At Gunblast.com, we are constantly receiving
products for review, some of which are junk, while others prove
to be quite useful. Some are good products that simply do not
mesh with our interests, while others are good products that
would be of interest to at least some of our readers. The
product reviewed here fits nicely into the latter category.
A few weeks ago, I was contacted by Mr. Dimitrios
Mantas of DPM Systems Technologies, asking if I might
be interested in looking at a new recoil spring system for Glock
pistols. The Glock is one of the most popular auto pistols in
the world, so I judged this might be of interest to many of our
readers. Among other things, Mr. Mantas claimed that his spring
system reduced felt recoil, improved reliability, enabled faster
repeat shots, aided weapon control, and worked as a slide
buffer. This piqued my interest, and being that Mr. Mantas was
in the country of Greece, he instructed me to contact his
distributor for the western hemisphere, Dead Bang Guns and
Automatics, which I did.
DPM manufactures two systems for the Glock; one
mechanical, and another that adds a magnetic dampener to the
system. The mechanical system consists of a multi-spring setup
on a stainless guide rod, and adds no attachments to the outside
of the pistol, and that is the unit that was sent to me for
testing.
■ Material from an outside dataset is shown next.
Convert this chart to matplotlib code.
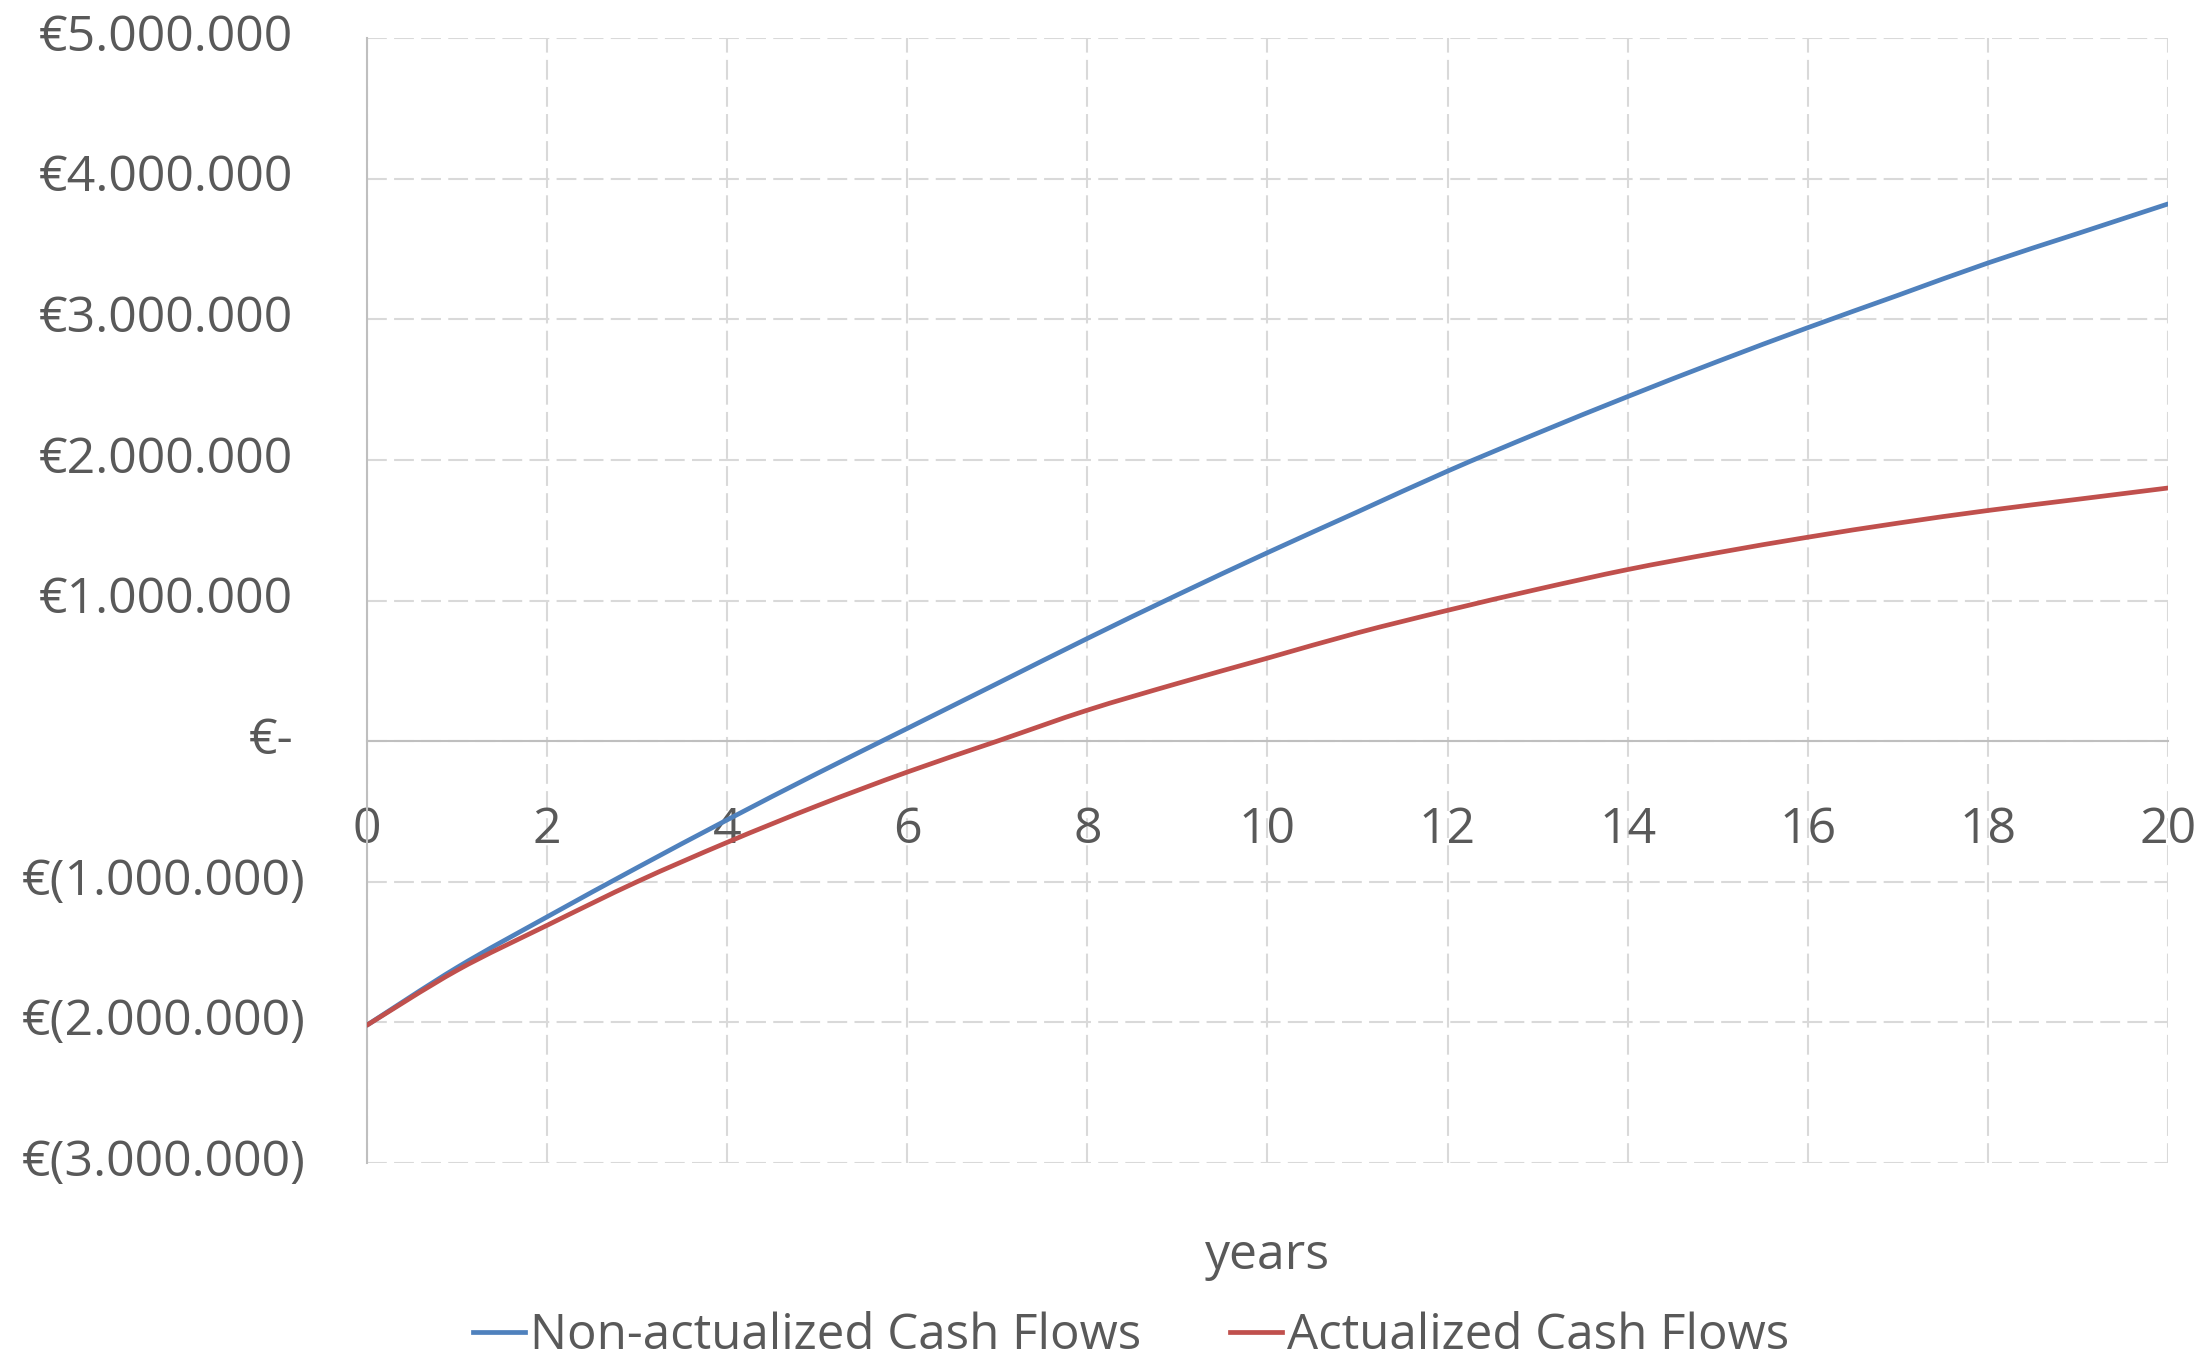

The unit supplied fits the Glock models 19, 23, and 32.
That is Glock's midsize frame, and one that is quite popular
The unit supplied to me came with two different
springs to fit outside the guide rod. The other springs are
captive within the rod. I installed the spring/rod unit
into my well-used Glock 19 using what appeared to be the
stronger of the two springs. Cycling the slide by hand, one can
definitely feel the added resistance near the end of the
slide’s rearward travel. One cannot "slam" the slide
all the way to the rear with the DPM unit. It is as if there is
a buffer between the slide and frame. Cycling the slide normally
to chamber a cartridge from the magazine is not any harder to do
than with the stock spring system.
While by no means a scientific test, I proceeded
to shoot the Model 19 with a variety of Plus P and Plus P Plus
ammunition; mostly Cor-Bon hollowpoints, along with some
of their PowRBall ammo. I
cannot prove that the DPM system improves reliability, as this
Model 19 has never malfunctioned before, but it is still one
hundred percent reliable with the DPM recoil system installed.
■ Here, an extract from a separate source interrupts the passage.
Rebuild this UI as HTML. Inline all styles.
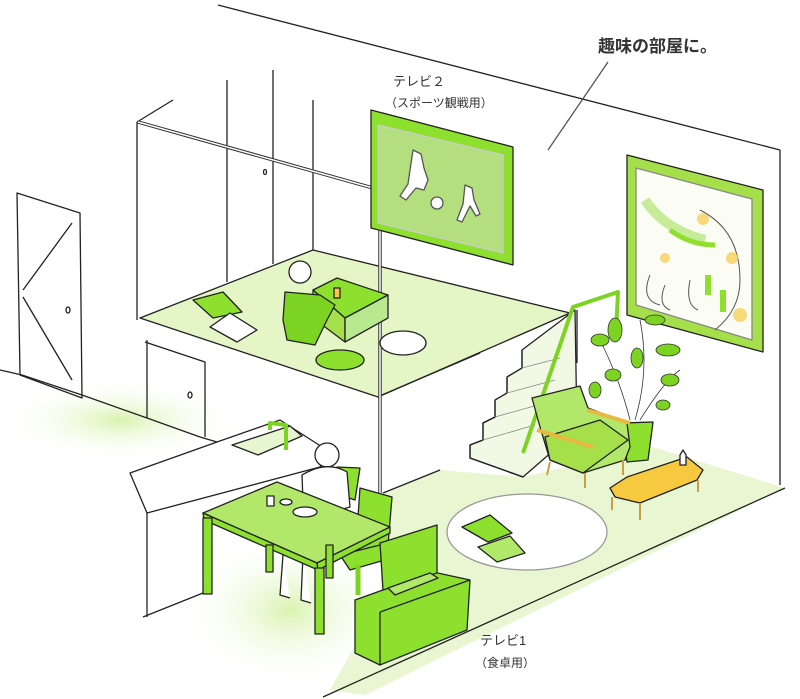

While the 9mm Luger cartridge is not a hard kicker to begin
with, I could feel that the slide was not slamming into the
frame as it cycled, as it had before with hot ammo. While this
is only a subjective view, the gun feels much smoother in
operation now than it did before. Quick double-taps are very
controllable with the DPM system installed. The Model 19 now
feels more controllable, smoother, and seems to operate
"slicker’ than it did with the stock system.
While my experience with the DPM system is
limited to use with this one Model 19, I am so far impressed.
Hopefully, I can try their recoil system with other Glock models
soon. I would have liked to have tried it with the Model
20 that I recently reviewed, as with some loads it
bucked pretty hard. Also, their magneto-mechanical system
seems interesting, but it does attach to the accessory rail of a
Glock pistol, and would need a holster that is cut to
accommodate the unit. I think that the mechanical system
tested here should prove useful to all Glock shooters,
particularly competitors and law enforcement personnel.
It has no bad characteristics, and the benefits of lighter felt
recoil, smoother performance, faster repeat shots, and reduced
slide battering should appeal to all Glock users. It sells
for just 69 bucks, US, and is money well spent.